For all that can be said about Gloria Guida’s tour de force in bawdy Italian sex comedies at least half of them were actually pretty lighthearted and entertaining. Lindberg’s on the other hand were depressing for the most part. Anita Swedish Nymphet (1973) is downbeat and cynical compared to something as casually sexist and lovingly exploitative as Blue Jeans (1975) (Mario Imperoli’s ode to Gloria Guida’s perfectly shaped ass bordered on the poetic, lest we forget), Maid In Sweden (1971) has a nihilistic mean streak that you wouldn’t find in Monika (1974) or even So Young, So Lovely, So Vicious… (1975). It even goes as far as to recycle an entire 5 minute sequence from Tarzan Triumphs (1943) with Johnny Weissmuller in one scene. To go from the whimsical Rötmånad (1970) to Thriller – A Cruel Picture (1973), a take on Turkish thriller Karate Girl (1973), in just three years is…. something. And none of it is any good. Exponerad on the other hand displays a sense of creativity and playfulness otherwise absent in Lindberg’s filmography up to that point. The Minor (1974) does what Exponerad does in a far more lighthearted manner, and it never has the ick factor. Be that as it may, at least Exponerad attempts - however marginally and futilely - to do something, anything, different to provide la Lindberg with whatever minimal chance to act.

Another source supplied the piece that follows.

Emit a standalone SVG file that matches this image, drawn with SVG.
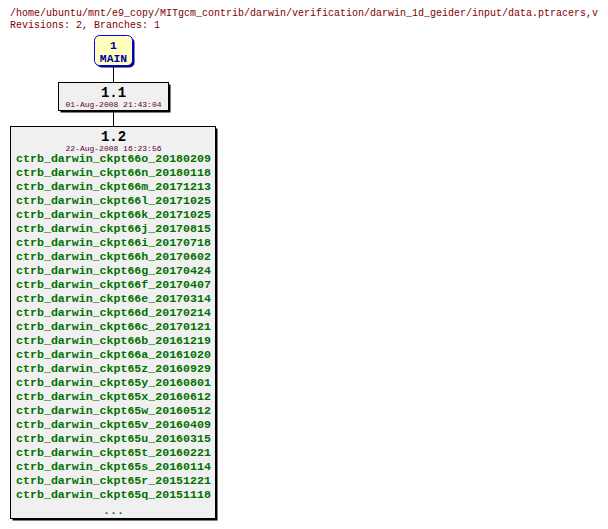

As legend has it, Exponerad premiered at the 1971 Cannes Film Festival in France where it was almost immediately banned in 27 countries. Promoters eagerly used said ban to sell Exponerad on the international market, and Gustav Wiklund was offered a lucrative contract to work under American exploitation mogul Roger Corman. An offer which he, inexplicably and for largely opaque reasons, apparently declined. Understandably Wiklund soon to came to regret his decision, and Lindberg’s career in America was largely built around her appeal as a delectable Scandinavian import. And what projects Christina chose to star in didn’t exactly help either. It’s one thing to star in coming of age dramas as Maid In Sweden (1971) and Anita Swedish Nymphet (1973), but to go from Exponerad and something as comically innocuous as Love In Three Dimensions (1973) to Thriller – A Cruel Picture (1973), and Wide Open (1974) speaks volumes of where the heads of Lindberg’s handlers/publicists were at the time. It’s tragic enough that after One-Week Bachelors (1982) Christina disappeared from the silver screen for about two decades. Since 2000 she has acted sporadically but it looks as if Sweden’s most popular export will forever be relegated to obscurity. Not even Quentin Tarantino (who never hid his adoration for Lindberg’s tenure in exploitation) apparently was able to legitimize the Swedish star into the mainstream.